▶ **Work required**
Look through the data and write out every line with the word "this" in it.

——————

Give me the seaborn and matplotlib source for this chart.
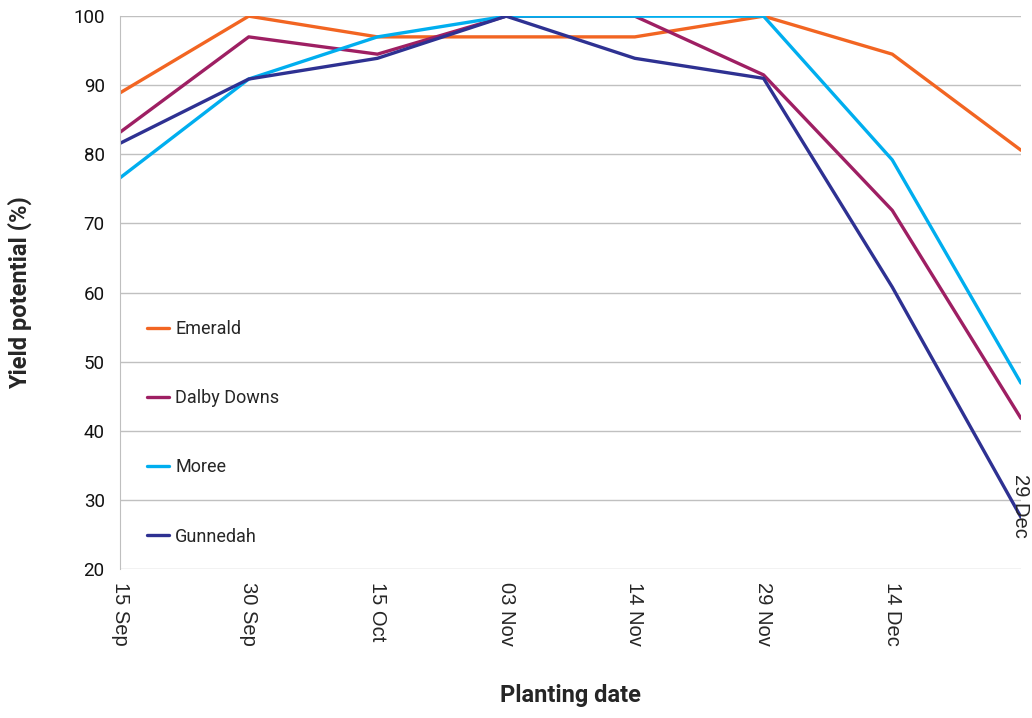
import numpy as np
import pandas as pd
import matplotlib
matplotlib.use("Agg")
import matplotlib.pyplot as plt
import seaborn as sns

dates = ["15 Sep", "30 Sep", "15 Oct", "03 Nov", "14 Nov", "29 Nov", "14 Dec", "29 Dec"]
emerald = [88.9, 100, 97, 97, 97, 100, 94.5, 80.6]
dalby = [83.2, 97, 94.5, 100, 100, 91.5, 71.9, 41.8]
moree = [76.6, 90.9, 97, 100, 100, 100, 79.2, 46.9]
gunnedah = [81.6, 90.9, 93.9, 100, 93.9, 91, 60.8, 27.5]
sites = ["Emerald", "Dalby Downs", "Moree", "Gunnedah"]
colors = ["#F26522", "#9E1F63", "#00AEEF", "#2E3192"]

df = pd.DataFrame({"date": dates * 4,
                   "site": np.repeat(sites, len(dates)),
                   "yield": emerald + dalby + moree + gunnedah})

sns.set_style("white")
plt.rcParams["font.family"] = ["Roboto", "DejaVu Sans"]

fig = plt.figure(figsize=(10.32, 7.18), dpi=100)
ax = fig.add_axes([0.1163, 0.2075, 0.873, 0.770])

sns.lineplot(data=df, x="date", y="yield", hue="site", palette=colors,
             linewidth=2.4, sort=False, ax=ax)

ax.set_xlim(0, 7)
ax.set_ylim(20, 100)
ax.set_yticks(range(20, 101, 10))
ax.yaxis.grid(True, color="#C0C0C0", linewidth=1)
ax.set_axisbelow(True)
for s in ["top", "right", "bottom"]:
    ax.spines[s].set_visible(False)
ax.spines["left"].set_color("#BFBFBF")

ax.set_xticks(range(len(dates)))
ax.set_xticklabels(dates[:-1] + [""], rotation=270, fontsize=14.5,
                   family="Liberation Sans", va="top", ha="center")
ax.tick_params(axis="x", length=5, color="#BFBFBF", pad=4)
ax.tick_params(axis="y", length=5, color="#BFBFBF", labelsize=13.5, pad=6,
               labelcolor="#111111")
ax.text(7, 33.7, dates[-1], rotation=270, ha="center", va="top",
        fontsize=14.5, family="Liberation Sans", clip_on=False)

ax.set_xlabel("Planting date", fontsize=17, fontweight="bold", labelpad=28)
ax.set_ylabel("Yield potential (%)", fontsize=17, fontweight="bold", labelpad=30)

h, l = ax.get_legend_handles_labels()
ax.legend(h, l, loc="upper left", bbox_to_anchor=(0.03, 0.45), frameon=False,
          fontsize=13, labelspacing=2.83, handlelength=1.2, handletextpad=0.35,
          borderpad=0, borderaxespad=0)

fig.savefig("out.png", dpi=100)
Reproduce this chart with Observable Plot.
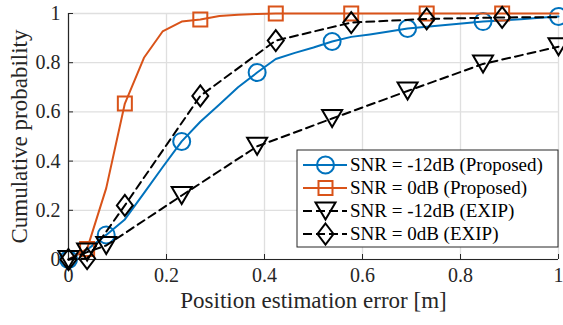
<!DOCTYPE html>
<html><head><meta charset="utf-8">
<script src="https://cdn.jsdelivr.net/npm/d3@7"></script>
<script src="https://cdn.jsdelivr.net/npm/@observablehq/plot@0.6"></script>
<style>
html,body{margin:0;padding:0;background:#fff}
svg{display:block;font-family:"Liberation Serif",serif}
</style>
</head><body><div id="chart"></div>
<script>
// ---- data ----
const xTicks = [0, 0.2, 0.4, 0.6, 0.8, 1];
const yTicks = [0, 0.2, 0.4, 0.6, 0.8, 1];
const xTickLabels = ["0", "0.2", "0.4", "0.6", "0.8", "1"];
const yTickLabels = ["0", "0.2", "0.4", "0.6", "0.8", "1"];
const seriesNames = ["SNR = -12dB (Proposed)", "SNR = 0dB (Proposed)", "SNR = -12dB (EXIP)", "SNR = 0dB (EXIP)"];

// proposed method: error grid
const errGrid = [0, 0.038, 0.077, 0.115, 0.154, 0.192, 0.231, 0.269, 0.308, 0.346, 0.385, 0.423, 0.462, 0.5, 0.538, 0.577, 0.615, 0.654, 0.692, 0.731, 0.769, 0.808, 0.846, 0.885, 0.923, 0.962, 1];
const propM12 = [0, 0.04, 0.10, 0.163, 0.27, 0.375, 0.48, 0.56, 0.63, 0.70, 0.76, 0.815, 0.84, 0.862, 0.886, 0.905, 0.915, 0.927, 0.939, 0.946, 0.953, 0.96, 0.967, 0.972, 0.977, 0.983, 0.988];
const prop0 = [0, 0.043, 0.29, 0.634, 0.82, 0.927, 0.967, 0.976, 0.99, 0.995, 0.998, 1, 1, 1, 1, 1, 1, 1, 1, 1, 1, 1, 1, 1, 1, 1, 1];
const propM12Markers = [0, 2, 6, 10, 14, 18, 22, 26];
const prop0Markers = [1, 3, 7, 11, 15, 19, 23];

// EXIP
const exipM12X = [0, 0.038, 0.077, 0.231, 0.385, 0.538, 0.692, 0.846, 1];
const exipM12Y = [0, 0.03, 0.057, 0.26, 0.46, 0.573, 0.685, 0.795, 0.865];
const exipM12Markers = [0, 1, 2, 3, 4, 5, 6, 7, 8];
const exip0X = [0, 0.038, 0.115, 0.269, 0.423, 0.577, 0.731, 0.885, 1];
const exip0Y = [0, 0.004, 0.22, 0.665, 0.89, 0.963, 0.978, 0.984, 0.985];
const exip0Markers = [0, 1, 2, 3, 4, 5, 6, 7];

// ---- styles ----
const BLUE = "#0072BD", ORANGE = "#D95319", BLACK = "#000000", AXIS = "#262626", GRID = "#dfdfdf";
const FONT = "Liberation Serif";
const symCircle = {draw(c){ c.moveTo(8.5,0); c.arc(0,0,8.5,0,2*Math.PI); c.closePath(); }};
const symSquare = {draw(c){ c.moveTo(-7,-7); c.lineTo(7,-7); c.lineTo(7,7); c.lineTo(-7,7); c.closePath(); }};
const symTriDown = {draw(c){ c.moveTo(-10,-8.5); c.lineTo(10,-8.5); c.lineTo(0,8.5); c.closePath(); }};
const symDiamond = {draw(c){ c.moveTo(0,-10.5); c.lineTo(8,0); c.lineTo(0,10.5); c.lineTo(-8,0); c.closePath(); }};

const toPts = (xs, ys) => xs.map((x, i) => ({x, y: ys[i]}));
const blue = toPts(errGrid, propM12);
const orange = toPts(errGrid, prop0);
const tri = toPts(exipM12X, exipM12Y);
const dia = toPts(exip0X, exip0Y);

const W = 563, H = 325, mL = 68, mR = 5, mT = 13, mB = 66;
const pw = W - mL - mR, ph = H - mT - mB;

const series = [
  {data: blue, markers: propM12Markers.map(i => blue[i]), stroke: BLUE, dash: null, sym: symCircle},
  {data: orange, markers: prop0Markers.map(i => orange[i]), stroke: ORANGE, dash: null, sym: symSquare},
  {data: tri, markers: exipM12Markers.map(i => tri[i]), stroke: BLACK, dash: "8,5", sym: symTriDown},
  {data: dia, markers: exip0Markers.map(i => dia[i]), stroke: BLACK, dash: "8,5", sym: symDiamond}
];

const marks = [
  Plot.gridX({ticks: xTicks, stroke: GRID, strokeOpacity: 1, strokeWidth: 1.3}),
  Plot.gridY({ticks: yTicks, stroke: GRID, strokeOpacity: 1, strokeWidth: 1.3}),
  Plot.tickX(xTicks, {x: d => d, insetTop: ph - 5, stroke: AXIS, strokeWidth: 1}),
  Plot.tickY(yTicks, {y: d => d, insetRight: pw - 5, stroke: AXIS, strokeWidth: 1}),
  Plot.ruleX([0], {stroke: AXIS, strokeWidth: 1.2}),
  Plot.ruleY([0], {stroke: AXIS, strokeWidth: 1.2}),
  Plot.text(xTicks, {x: d => d, frameAnchor: "bottom", dy: 22, text: (d, i) => xTickLabels[i], fontSize: 20, fontFamily: FONT, fill: AXIS, textAnchor: "middle"}),
  Plot.text(yTicks, {y: d => d, frameAnchor: "left", dx: -8, text: (d, i) => yTickLabels[i], fontSize: 20, fontFamily: FONT, fill: AXIS, textAnchor: "end"}),
  Plot.text(["Position estimation error [m]"], {frameAnchor: "bottom", dy: 48.6, text: d => d, fontSize: 23, fontFamily: FONT, fill: AXIS, textAnchor: "middle"}),
  Plot.text(["Cumulative probability"], {frameAnchor: "left", dx: -48.4, rotate: -90, text: d => d, fontSize: 23, fontFamily: FONT, fill: AXIS, textAnchor: "middle"})
];
for (const s of series) {
  marks.push(Plot.line(s.data, {x: "x", y: "y", stroke: s.stroke, strokeWidth: 2, strokeDasharray: s.dash, curve: "linear"}));
  marks.push(Plot.dot(s.markers, {x: "x", y: "y", symbol: s.sym, stroke: s.stroke, fill: "none", strokeWidth: 2, strokeLinejoin: "miter"}));
}

const chart = Plot.plot({
  width: W, height: H,
  marginLeft: mL, marginRight: mR, marginTop: mT, marginBottom: mB,
  x: {domain: [0, 1], axis: null},
  y: {domain: [0, 1], axis: null},
  style: {fontFamily: FONT, background: "#fff", overflow: "visible"},
  marks
});
document.getElementById("chart").appendChild(chart);

// ---- legend (inside axes, lower right) ----
const svg = d3.select(chart);
const lg = svg.append("g").attr("text-anchor", "start");
const bx = 297, by = 150, bw = 261, bh = 97;
lg.append("rect").attr("x", bx).attr("y", by).attr("width", bw).attr("height", bh)
  .attr("fill", "#fff").attr("stroke", AXIS).attr("stroke-width", 1);
const rowY = [165, 188, 211, 234];
series.forEach((s, i) => {
  const y = rowY[i];
  lg.append("line").attr("x1", 303).attr("x2", 347).attr("y1", y).attr("y2", y)
    .attr("stroke", s.stroke).attr("stroke-width", 2)
    .attr("stroke-dasharray", s.dash ? "9,4" : null);
  const p = d3.path(); s.sym.draw(p);
  lg.append("path").attr("d", p.toString()).attr("transform", `translate(325.5,${y})`)
    .attr("fill", "none").attr("stroke", s.stroke).attr("stroke-width", 2).attr("stroke-linejoin", "miter");
  lg.append("text").attr("x", 350).attr("y", y + 5.5).attr("font-size", 19)
    .attr("text-anchor", "start")
    .attr("font-family", FONT).attr("fill", "#000").text(seriesNames[i]);
});
</script>
</body></html>
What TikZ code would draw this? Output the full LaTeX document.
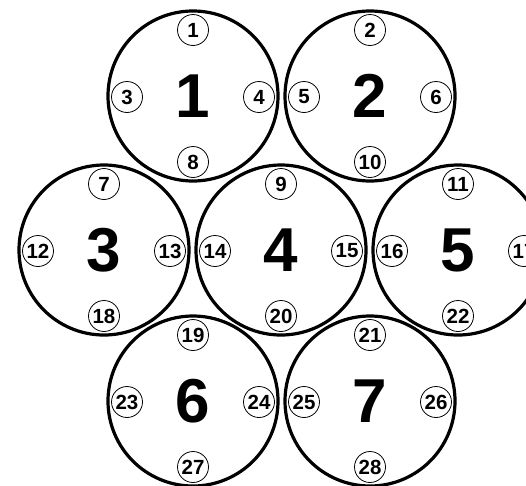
\documentclass[tikz,border=0pt]{standalone}
\usepackage{fontspec}
\setmainfont{Liberation Sans}
\usetikzlibrary{calc}
\begin{document}
\begin{tikzpicture}[x=1pt,y=-1pt,
  big/.style={circle, draw, line width=3.2pt, minimum size=170pt, inner sep=0pt,
    font=\fontsize{62}{62}\selectfont\bfseries},
  small/.style={circle, draw, line width=0.8pt, minimum size=31pt, inner sep=0pt,
    font=\fontsize{20.5}{20.5}\selectfont\bfseries}]
\useasboundingbox (0,0) rectangle (526,485);
\clip (0,0) rectangle (526,485);
\fill[white] (0,0) rectangle (526,485);
\foreach \i/\x/\y/\t/\l/\r/\b in {1/193/96/1/3/4/8, 2/370/96/2/5/6/10,
  3/104/250/7/12/13/18, 4/281/250/9/14/15/20, 5/458/250/11/16/17/22,
  6/193/401/19/23/24/27, 7/370/401/21/25/26/28} {
  \node[big] (b\i) at (\x,\y) {\i};
  \node[small] (s\t) at ($(b\i)+(0,-66)$) {\t};
  \node[small] (s\l) at ($(b\i)+(-66,1)$) {\l};
  \node[small] (s\r) at ($(b\i)+(66,1)$) {\r};
  \node[small] (s\b) at ($(b\i)+(0,66)$) {\b};
}
\end{tikzpicture}
\end{document}
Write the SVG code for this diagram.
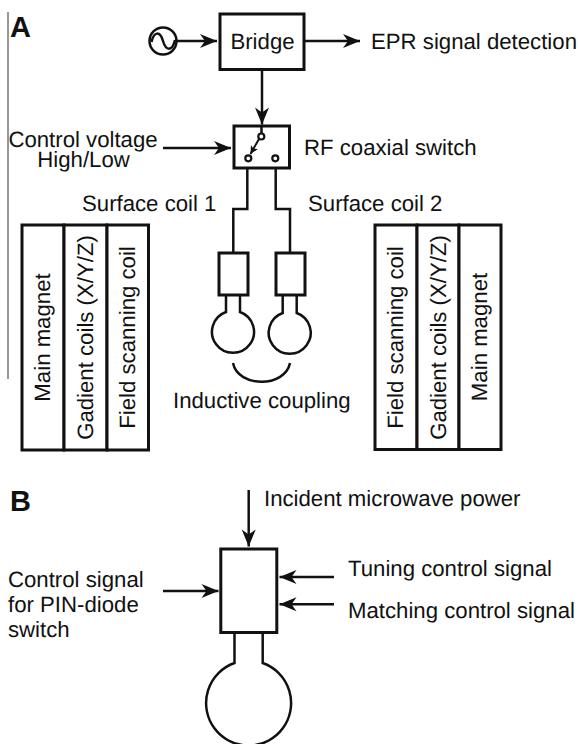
<svg xmlns="http://www.w3.org/2000/svg" width="578" height="744" viewBox="0 0 578 744">
<style>
text{font-family:"Liberation Sans",Arial,sans-serif;font-size:22.200px;fill:#111;text-rendering:geometricPrecision}
.h{font-size:29px;font-weight:bold}
.m{text-anchor:middle}
.s{fill:none;stroke:#111;stroke-width:2.500}
.b{fill:#fff;stroke:#111;stroke-width:3}
.c{fill:none;stroke:#111;stroke-width:2.500}
.a{fill:none;stroke:#111;stroke-width:2.500;marker-end:url(#ar)}
</style>
<defs>
<marker id="ar" markerUnits="userSpaceOnUse" markerWidth="19" markerHeight="16" refX="17.500" refY="8" orient="auto"><path d="M0.500 1L17.500 8L0.500 15L5.500 8Z" fill="#111"/></marker>
<marker id="sm" markerUnits="userSpaceOnUse" markerWidth="10" markerHeight="10" refX="8" refY="5" orient="auto"><path d="M0 1L8 5L0 9L2 5Z" fill="#111"/></marker>
</defs>
<path d="M8 12V379" fill="none" stroke="#333" stroke-width="1"/>
<text class="h" x="10" y="37">A</text>
<text class="h" x="10" y="510.500">B</text>
<g id="connectors">
<path class="a" d="M176 41H217"/>
<path class="a" d="M304 41H360"/>
<path class="a" d="M262 69V124.500"/>
<path class="a" d="M163 148H231"/>
<path class="c" d="M247.300 161V209H233.300V253"/>
<path class="c" d="M275.700 161V209H290V253"/>
<path class="c" d="M233 363C238 388 285 388 290 363"/>
<path class="a" d="M248.700 490V546.500"/>
<path class="a" d="M163 591H218.500"/>
<path class="a" d="M334 577H279.500"/>
<path class="a" d="M334 604.300H279.500"/>
</g>
<g id="source"><circle class="s" cx="163" cy="41" r="13.500"/><path class="s" d="M151.500 42C154 31 160 31 163 41S172 52 175 40"/></g>
<g id="bridge"><rect class="b" x="220" y="14" width="84" height="55.500"/><text class="m" x="262.500" y="49.300">Bridge</text></g>
<g id="epr"><text x="371" y="49.300">EPR signal detection</text></g>
<g id="switch"><rect class="b" x="234" y="126" width="55.500" height="42"/>
<path d="M261.500 126V133" class="c"/>
<path d="M259 139L250.500 154" fill="none" stroke="#111" stroke-width="2" marker-end="url(#sm)"/>
<circle cx="261.300" cy="136.500" r="3" fill="#fff" stroke="#111" stroke-width="2.200"/>
<circle cx="248.300" cy="158.300" r="3" fill="#fff" stroke="#111" stroke-width="2.200"/>
<circle cx="275.300" cy="158.300" r="3" fill="#fff" stroke="#111" stroke-width="2.200"/>
<text x="304" y="155">RF coaxial switch</text></g>
<g id="control"><text class="m" x="83" y="147">Control voltage</text><text class="m" x="83.500" y="167">High/Low</text></g>
<g id="labels-coils"><text x="82" y="211">Surface coil 1</text><text x="308" y="211">Surface coil 2</text></g>
<g id="coil1"><rect class="b" x="219" y="253" width="29" height="42"/><path class="c" d="M226 295V312A21 21 0 1 0 240 312V295"/></g>
<g id="coil2"><rect class="b" x="276" y="253" width="29" height="42"/><path class="c" d="M282.700 295V313A21 21 0 1 0 296.700 313V295"/></g>
<g id="inductive"><text x="173" y="408">Inductive coupling</text></g>
<g id="left-stack">
<rect class="b" x="22" y="225" width="42" height="225"/><rect class="b" x="64" y="225" width="43" height="225"/><rect class="b" x="107" y="225" width="41.500" height="225"/>
<text class="m" transform="translate(50 337.500) rotate(-90)">Main magnet</text>
<text class="m" transform="translate(93 337.500) rotate(-90)">Gadient coils (X/Y/Z)</text>
<text class="m" transform="translate(135 337.500) rotate(-90)">Field scanning coil</text>
</g>
<g id="right-stack">
<rect class="b" x="375" y="225" width="42" height="224.500"/><rect class="b" x="417" y="225" width="42" height="224.500"/><rect class="b" x="459" y="225" width="42" height="224.500"/>
<text class="m" transform="translate(403 337.500) rotate(-90)">Field scanning coil</text>
<text class="m" transform="translate(446 337.500) rotate(-90)">Gadient coils (X/Y/Z)</text>
<text class="m" transform="translate(487 337) rotate(-90)">Main magnet</text>
</g>
<g id="incident"><text x="264" y="506">Incident microwave power</text></g>
<g id="tuner"><rect class="b" x="220.800" y="549" width="56" height="83.500"/><path class="c" d="M234.500 633V663A42.500 42.500 0 1 0 262.700 663V633"/></g>
<g id="pin"><text x="8" y="587">Control signal</text><text x="8" y="612">for PIN-diode</text><text x="8" y="637">switch</text></g>
<g id="tuning"><text x="348" y="576">Tuning control signal</text></g>
<g id="matching"><text x="348" y="618">Matching control signal</text></g>
</svg>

——————

▶ **Solution**
Give me the seaborn and matplotlib source for this chart.
Reproduce this chart with Observable Plot.
What TikZ code would draw this? Output the full LaTeX document.
Write the SVG code for this diagram.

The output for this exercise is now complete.